We have come to a point where he is afraid to do or say anything on his own because he wants to avoid an argument or confrontation. I'm sure that some would disagree but from every experience I've had, this trait is not a good one to have. Even the company that he works for told him that he needed to be more aggressive about his work. I just really think that it is a personality flaw. Some will agree, and some won't. But that is my opinion. He has forced me to be the dominant person in the relationship when I only want someone who I feel equal with. I'm not really sure why he is afraid of the confrontation, I guess just because it is uncomfortable for everyone but avoidance is definitely NOT the key to having a successful relationship (again, my opinion).

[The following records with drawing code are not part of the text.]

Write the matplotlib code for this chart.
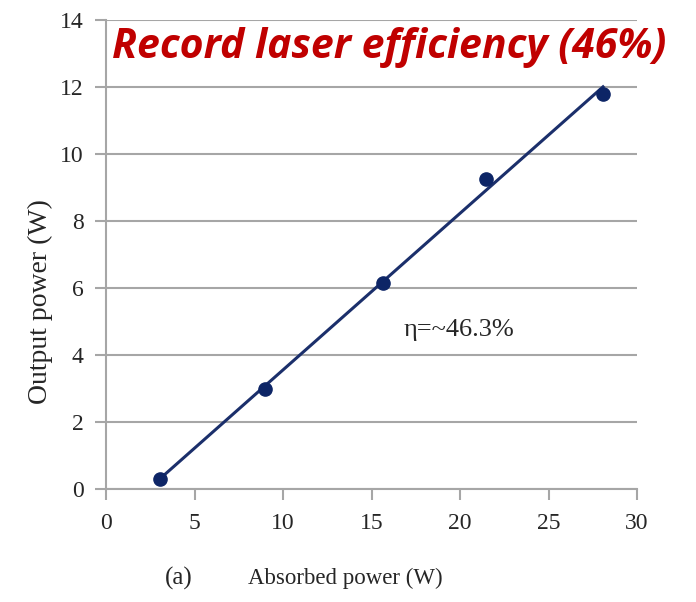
import numpy as np
import matplotlib
matplotlib.use("Agg")
import matplotlib.pyplot as plt

absorbed = [3.05, 8.98, 15.65, 21.47, 28.08]
output = [0.30, 3.00, 6.15, 9.25, 11.80]
x_ticks = [0, 5, 10, 15, 20, 25, 30]
y_ticks = [0, 2, 4, 6, 8, 10, 12, 14]
title = "Record laser efficiency (46%)"
annot = "η=~46.3%"

fig = plt.figure(figsize=(6.96, 6.02), dpi=100)
ax = fig.add_axes([106/696, 1-489/602, (637-106)/696, (489-20)/602])

grey = "#a6a6a6"
navy = "#1b2f6b"
txt = "#262626"

# fitted line
slope, inter = np.polyfit(absorbed, output, 1)
xs = np.array([min(absorbed), max(absorbed)])
ax.plot(xs, slope*xs + inter, color=navy, lw=2.2, zorder=3)
ax.plot(absorbed, output, 'o', color="#0d2566", ms=9.5, zorder=4)

ax.set_xlim(0, 30)
ax.set_ylim(0, 14)
ax.set_xticks(x_ticks)
ax.set_yticks(y_ticks)
ax.yaxis.grid(True, color=grey, lw=1.5)
ax.set_axisbelow(True)
for s in ["top", "right"]:
    ax.spines[s].set_visible(False)
for s in ["left", "bottom"]:
    ax.spines[s].set_color(grey)
    ax.spines[s].set_linewidth(1.5)
serif = "Liberation Serif"
ax.tick_params(axis="both", colors=grey, length=8, width=1.5, direction="out")
ax.tick_params(axis="y", pad=8)
ax.tick_params(axis="x", pad=9)
for lab in ax.get_xticklabels() + ax.get_yticklabels():
    lab.set_fontfamily(serif)
    lab.set_fontsize(17)
    lab.set_color(txt)

ax.text(16.8, 4.75, annot, fontfamily=serif, fontsize=19, color=txt,
        ha="left", va="center")

fig.text(40/696, 1-302/602, "Output power (W)", rotation=90, fontfamily=serif,
         fontsize=20, color=txt, ha="center", va="center")
fig.text(165/696, 1-578/602, "(a)", fontfamily=serif, fontsize=18,
         color=txt, ha="left", va="center")
fig.text(248/696, 1-578/602, "Absorbed power (W)", fontfamily=serif, fontsize=16.5,
         color=txt, ha="left", va="center")
fig.text(389.5/696, 1-47/602, title, fontfamily="Open Sans", fontweight="bold",
         fontstyle="italic", fontsize=29.5, color="#c00000", ha="center", va="center")

fig.savefig("out.png", dpi=100)
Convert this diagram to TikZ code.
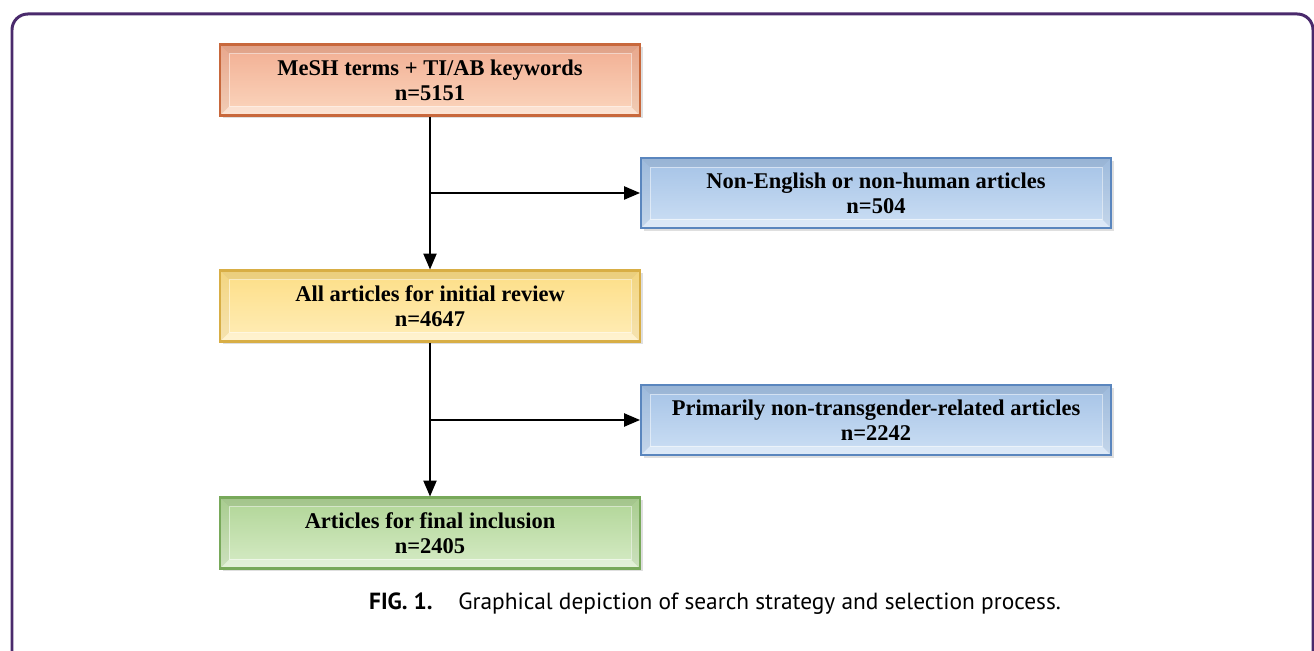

After going to college for 6-8 years and working towards a higher education I do expect to reap the benefits of my hard work. And, in turn, I would like for my significant other to be just as driven and hard working as opposed to someone who is totally passive and takes whatever hand is dealt to them. I'm sure that not everyone will agree, once again, that is my opinion.
I think that you are dealing with someone who shares my opinions and that doesn't make me and her bad people, it just means that we all have different opinions about what we should or shouldn't have in life.
I certainly don't think that it's wrong to want to feel deeply connected to your spouse. My mother's mentality is very passive as well so when she tells me to just sit back and not do anything about it, it frustrates me even more because that is not how I want to live my life.
I'm sure that if you ask the victim of any breakup if what the other person did was wrong, they will say yes but, in the end, it's all about doing what you think is right for the situation in the long run.
I'm sorry that we are in disagreeance here and I'm sorry that you feel like your soon to be ex is doing you wrong. I hope that you will find out that the situation has only made you both happier and stronger in the long run. good luck.